### Written problem:
Skip every picture and transcribe the remaining material exactly.

### Collected data:
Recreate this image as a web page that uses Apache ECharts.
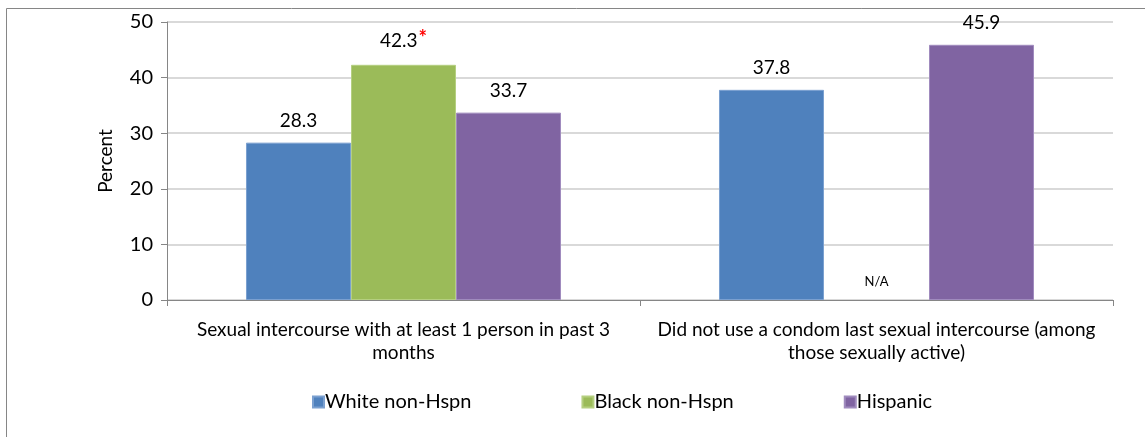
<!DOCTYPE html>
<html>
<head>
<meta charset="utf-8">
<script src="https://cdn.jsdelivr.net/npm/echarts@6/dist/echarts.min.js"></script>
<style>html,body{margin:0;padding:0;background:#fff;}#c{width:1145px;height:437px;}</style>
</head>
<body>
<div id="c"></div>
<script>
const categories = [
  'Sexual intercourse with at least 1 person in past 3\nmonths',
  'Did not use a condom last sexual intercourse (among\nthose sexually active)'
];
const seriesNames = ['White non-Hspn', 'Black non-Hspn', 'Hispanic'];
const whiteValues = [28.3, 37.8];
const blackValues = [42.3, null];
const hispanicValues = [33.7, 45.9];
const significant = [[false, false], [true, false], [false, false]];
const yTicks = [0, 10, 20, 30, 40, 50];

const FONT = 'Lato, "Open Sans", sans-serif';
const colors = ['#4F81BD', '#9BBB59', '#8064A2'];
const borders = ['#7BA0D0', '#B5CF80', '#A08BBE'];

function makeSeries(idx, values) {
  return {
    name: seriesNames[idx],
    type: 'bar',
    barGap: '0%',
    barCategoryGap: '33.4%',
    itemStyle: { color: colors[idx], borderColor: borders[idx], borderWidth: 1 },
    data: values.map(v => v === null
      ? { value: 0, na: true, itemStyle: { color: 'rgba(0,0,0,0)', borderWidth: 0 } }
      : v),
    label: {
      show: true,
      position: 'top',
      distance: 12,
      fontFamily: FONT,
      fontSize: 19,
      color: '#000',
      formatter: p => {
        if (p.data && p.data.na) return '{na|N/A}';
        return significant[idx][p.dataIndex] ? p.value.toFixed(1) + '{r|*}' : p.value.toFixed(1);
      },
      rich: {
        r: { color: '#FF0000', fontSize: 20, fontWeight: 'bold', fontFamily: FONT, verticalAlign: 'top', padding: [0, 0, 4, 1] },
        na: { fontSize: 13, fontFamily: FONT, color: '#000' }
      }
    }
  };
}

const chart = echarts.init(document.getElementById('c'), null, { renderer: 'canvas' });
chart.setOption({
  animation: false,
  backgroundColor: '#fff',
  graphic: [{
    type: 'rect', z: -10, silent: true,
    shape: { x: 6.5, y: 8.5, width: 1300, height: 600 },
    style: { fill: 'none', stroke: '#868686', lineWidth: 1 }
  }],
  grid: { left: 167, right: 32, top: 22, bottom: 137, containLabel: false },
  legend: {
    data: seriesNames,
    left: 312,
    top: 392,
    padding: 0,
    itemWidth: 11,
    itemHeight: 11,
    itemGap: 110,
    icon: 'rect',
    textStyle: { fontFamily: FONT, fontSize: 20, color: '#000', padding: [0, 0, 0, -4] }
  },
  xAxis: {
    type: 'category',
    data: categories,
    axisLine: { lineStyle: { color: '#868686', width: 1 } },
    axisTick: { show: true, length: 6, lineStyle: { color: '#868686' } },
    axisLabel: { fontFamily: FONT, fontSize: 19, color: '#000', lineHeight: 23, margin: 18, interval: 0 },
    splitLine: { show: false }
  },
  yAxis: {
    type: 'value',
    min: 0, max: 50, interval: 10,
    name: 'Percent',
    nameLocation: 'middle',
    nameGap: 52,
    nameTextStyle: { fontFamily: FONT, fontSize: 19, color: '#000' },
    axisLine: { show: true, lineStyle: { color: '#868686' } },
    axisTick: { show: true, inside: false, length: 6, lineStyle: { color: '#868686' } },
    axisLabel: { fontFamily: FONT, fontSize: 20, color: '#000', margin: 14 },
    splitLine: { lineStyle: { color: '#D9D9D9', width: 2 } }
  },
  series: [makeSeries(0, whiteValues), makeSeries(1, blackValues), makeSeries(2, hispanicValues)]
});
</script>
</body>
</html>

### Exercise answer:
Recreate this image as a web page that uses Apache ECharts.
<!DOCTYPE html>
<html>
<head>
<meta charset="utf-8">
<script src="https://cdn.jsdelivr.net/npm/echarts@6/dist/echarts.min.js"></script>
<style>html,body{margin:0;padding:0;background:#fff;}#c{width:1145px;height:437px;}</style>
</head>
<body>
<div id="c"></div>
<script>
const categories = [
  'Sexual intercourse with at least 1 person in past 3\nmonths',
  'Did not use a condom last sexual intercourse (among\nthose sexually active)'
];
const seriesNames = ['White non-Hspn', 'Black non-Hspn', 'Hispanic'];
const whiteValues = [28.3, 37.8];
const blackValues = [42.3, null];
const hispanicValues = [33.7, 45.9];
const significant = [[false, false], [true, false], [false, false]];
const yTicks = [0, 10, 20, 30, 40, 50];

const FONT = 'Lato, "Open Sans", sans-serif';
const colors = ['#4F81BD', '#9BBB59', '#8064A2'];
const borders = ['#7BA0D0', '#B5CF80', '#A08BBE'];

function makeSeries(idx, values) {
  return {
    name: seriesNames[idx],
    type: 'bar',
    barGap: '0%',
    barCategoryGap: '33.4%',
    itemStyle: { color: colors[idx], borderColor: borders[idx], borderWidth: 1 },
    data: values.map(v => v === null
      ? { value: 0, na: true, itemStyle: { color: 'rgba(0,0,0,0)', borderWidth: 0 } }
      : v),
    label: {
      show: true,
      position: 'top',
      distance: 12,
      fontFamily: FONT,
      fontSize: 19,
      color: '#000',
      formatter: p => {
        if (p.data && p.data.na) return '{na|N/A}';
        return significant[idx][p.dataIndex] ? p.value.toFixed(1) + '{r|*}' : p.value.toFixed(1);
      },
      rich: {
        r: { color: '#FF0000', fontSize: 20, fontWeight: 'bold', fontFamily: FONT, verticalAlign: 'top', padding: [0, 0, 4, 1] },
        na: { fontSize: 13, fontFamily: FONT, color: '#000' }
      }
    }
  };
}

const chart = echarts.init(document.getElementById('c'), null, { renderer: 'canvas' });
chart.setOption({
  animation: false,
  backgroundColor: '#fff',
  graphic: [{
    type: 'rect', z: -10, silent: true,
    shape: { x: 6.5, y: 8.5, width: 1300, height: 600 },
    style: { fill: 'none', stroke: '#868686', lineWidth: 1 }
  }],
  grid: { left: 167, right: 32, top: 22, bottom: 137, containLabel: false },
  legend: {
    data: seriesNames,
    left: 312,
    top: 392,
    padding: 0,
    itemWidth: 11,
    itemHeight: 11,
    itemGap: 110,
    icon: 'rect',
    textStyle: { fontFamily: FONT, fontSize: 20, color: '#000', padding: [0, 0, 0, -4] }
  },
  xAxis: {
    type: 'category',
    data: categories,
    axisLine: { lineStyle: { color: '#868686', width: 1 } },
    axisTick: { show: true, length: 6, lineStyle: { color: '#868686' } },
    axisLabel: { fontFamily: FONT, fontSize: 19, color: '#000', lineHeight: 23, margin: 18, interval: 0 },
    splitLine: { show: false }
  },
  yAxis: {
    type: 'value',
    min: 0, max: 50, interval: 10,
    name: 'Percent',
    nameLocation: 'middle',
    nameGap: 52,
    nameTextStyle: { fontFamily: FONT, fontSize: 19, color: '#000' },
    axisLine: { show: true, lineStyle: { color: '#868686' } },
    axisTick: { show: true, inside: false, length: 6, lineStyle: { color: '#868686' } },
    axisLabel: { fontFamily: FONT, fontSize: 20, color: '#000', margin: 14 },
    splitLine: { lineStyle: { color: '#D9D9D9', width: 2 } }
  },
  series: [makeSeries(0, whiteValues), makeSeries(1, blackValues), makeSeries(2, hispanicValues)]
});
</script>
</body>
</html>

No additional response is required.